John Henderson is my cousin's name.


----------



## GT11 (Jan 1, 2013)

Depending on the load over the doors, it is typically a double 2x12 or a double 2x12 with plywood or a steel plate sandwiched between them. Is there a second floor over the doors or just the roof? If just a roof, is it a low pitch roof or high pitched roof?


----------



## 032490 (Jul 25, 2007)

What GT11 says is correct.You may want to go with engineered beam due to most 2x12 that length are not very straight.
Ken


----------



## daddyhoney (Dec 4, 2006)

x2 on henderson.


----------



## Little Jimmy Cook (Oct 22, 2004)

*Garage*

Several factors involved here.

Wall thickness
Length of new beam required
Loads from above
Depth of beam that can actually fit.

Most engineered wood beams are 11-1/4" tall, 14" tall, 16" tall or 18" tall. So with that you then work your width into it. The Average garage has a 3-1/2" stud wall.

It can be done but it will cost a few pennies.

The beam can run around $ 500.00 and then you need at least three men to lift it into place, after you have properly braced the old headers out and roof as well.

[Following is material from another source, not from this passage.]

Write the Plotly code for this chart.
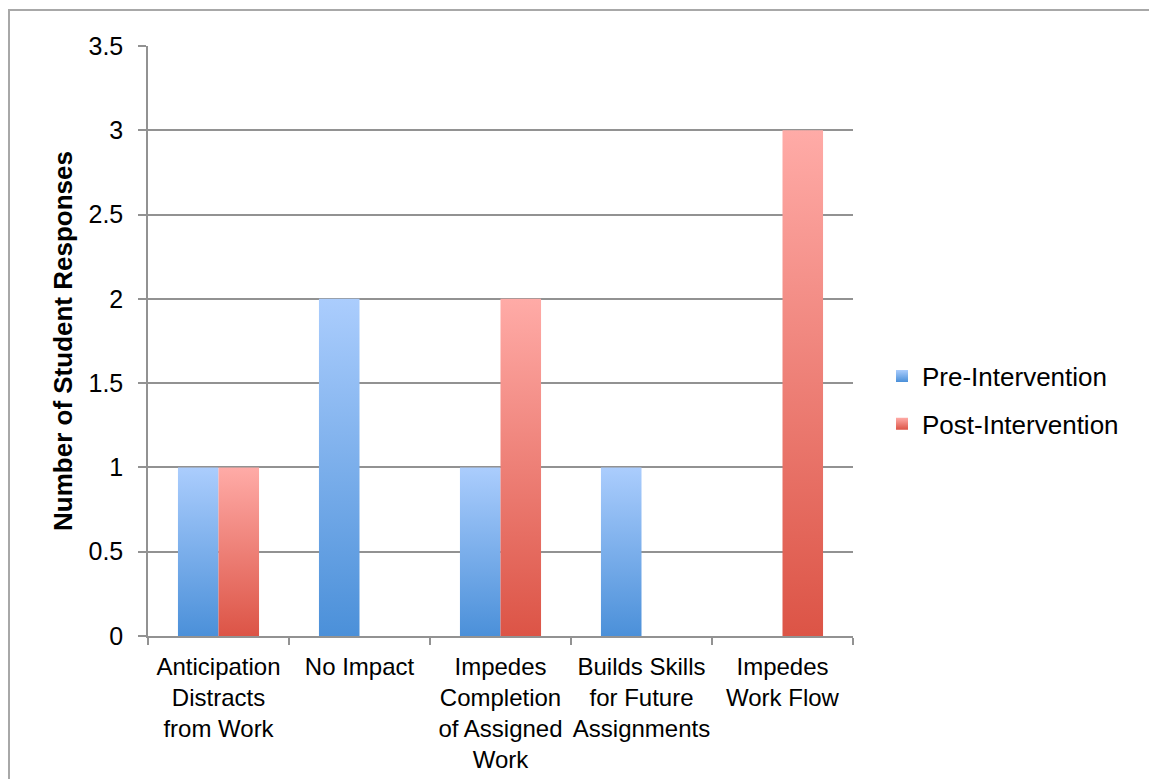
import plotly.graph_objects as go

categories = [
    "Anticipation<br>Distracts<br>from Work",
    "No Impact",
    "Impedes<br>Completion<br>of Assigned<br>Work",
    "Builds Skills<br>for Future<br>Assignments",
    "Impedes<br>Work Flow",
]
pre_values = [1, 2, 1, 1, 0]
post_values = [1, 0, 2, 0, 3]
series_names = ["Pre-Intervention", "Post-Intervention"]

y_ticks = [0, 0.5, 1, 1.5, 2, 2.5, 3, 3.5]
y_tick_text = ["0", "0.5", "1", "1.5", "2", "2.5", "3", "3.5"]

BAR_W = 0.2875
FONT = "Liberation Sans, Arial, Helvetica, sans-serif"
GRID = "#929292"
styles = [
    dict(top="#abcdfd", bottom="#4b90d9"),
    dict(top="#ffaba7", bottom="#dc5446"),
]

# figure sits 8px inside the page (body margin)
FW, FH = 1149, 771
L, T, PW, PH = 140, 38, 705, 590

fig = go.Figure()

for s, (name, vals) in enumerate(zip(series_names, [pre_values, post_values])):
    st = styles[s]
    for i, v in enumerate(vals):
        if v <= 0:
            continue
        x0 = i - BAR_W if s == 0 else i
        x1 = x0 + BAR_W
        fig.add_trace(go.Scatter(
            x=[x0, x1, x1, x0, x0],
            y=[0, 0, v, v, 0],
            mode="lines",
            line=dict(width=0),
            fill="toself",
            fillgradient=dict(type="vertical",
                              colorscale=[[0, st["bottom"]], [1, st["top"]]]),
            showlegend=False,
            legendgroup=name,
            hoverinfo="text",
            text=f"{name}: {v}",
        ))
    fig.add_trace(go.Scatter(
        x=[None], y=[None], mode="markers", name=name, legendgroup=name,
        marker=dict(symbol="square", size=14,
                    color=st["top"],
                    gradient=dict(type="vertical", color=st["bottom"])),
    ))

fig.update_layout(
    width=FW, height=FH,
    margin=dict(l=L, r=FW - L - PW, t=T, b=FH - T - PH, autoexpand=False),
    paper_bgcolor="white", plot_bgcolor="white",
    font=dict(family=FONT, size=24, color="black"),
    showlegend=True,
    legend=dict(x=(874 - L) / PW, y=0.4, xanchor="left", yanchor="middle",
                font=dict(size=26), tracegroupgap=11,
                itemsizing="constant", bgcolor="rgba(0,0,0,0)"),
    xaxis=dict(
        range=[-0.5, 4.5], tickmode="array",
        tickvals=list(range(len(categories))), ticktext=categories,
        ticks="", showgrid=False, zeroline=False,
        showline=True, linecolor=GRID, linewidth=1.5,
        tickfont=dict(size=24), ticklabelstandoff=8,
        minor=dict(tickmode="array",
                   tickvals=[i - 0.5 for i in range(len(categories) + 1)],
                   ticks="outside", ticklen=7, tickcolor=GRID, tickwidth=1.5,
                   showgrid=False),
        fixedrange=True,
    ),
    yaxis=dict(
        range=[0, 3.5], tickmode="array", tickvals=y_ticks, ticktext=y_tick_text,
        ticks="outside", ticklen=8, tickcolor=GRID, tickwidth=1.5,
        showgrid=True, gridcolor=GRID, gridwidth=1.5,
        showline=True, linecolor=GRID, linewidth=1.5, zeroline=False,
        tickfont=dict(size=25), ticklabelstandoff=10,
        title=dict(text="<b>Number of Student Responses</b>",
                   font=dict(size=26), standoff=8),
        fixedrange=True,
    ),
    shapes=[dict(type="rect", xref="paper", yref="paper",
                 x0=(1 - L) / PW, x1=(FW + 20 - L) / PW,
                 y0=(T + PH - (FH + 20)) / PH, y1=(T + PH - 2) / PH,
                 line=dict(color="#a8a8a8", width=2), fillcolor="rgba(0,0,0,0)",
                 layer="below")],
)

fig.write_html("out.html")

Pm me if you want more information as a
I work in the building materials industry. 
Good luck.

James



Ingledink91 said:


> Plan on replacing two small garage door with a 17x7 Single door, will have too replace 2 small load bearing headers with 1 to cover the entire need some advice on what size beam to replace with? anyone done this before? Anyone in the Houston area that you would recomend performing the work? Cash?


----------



## Ingledink91 (Jan 10, 2006)

*Job Done*

Diver Overhead Door out of Freeport area, did a Jam up job from start to finish with all windstorm inspections...


----------



## On The Hook (Feb 24, 2009)

What did the project cost?


----------



## Ingledink91 (Jan 10, 2006)

*Diver Overhead Door Cost*

they charged $2800 total, new windstorm 17' door. all removal of old sheetrock and center pillar and haul off, all windstorm certs, these guys did a jam up job ...


----------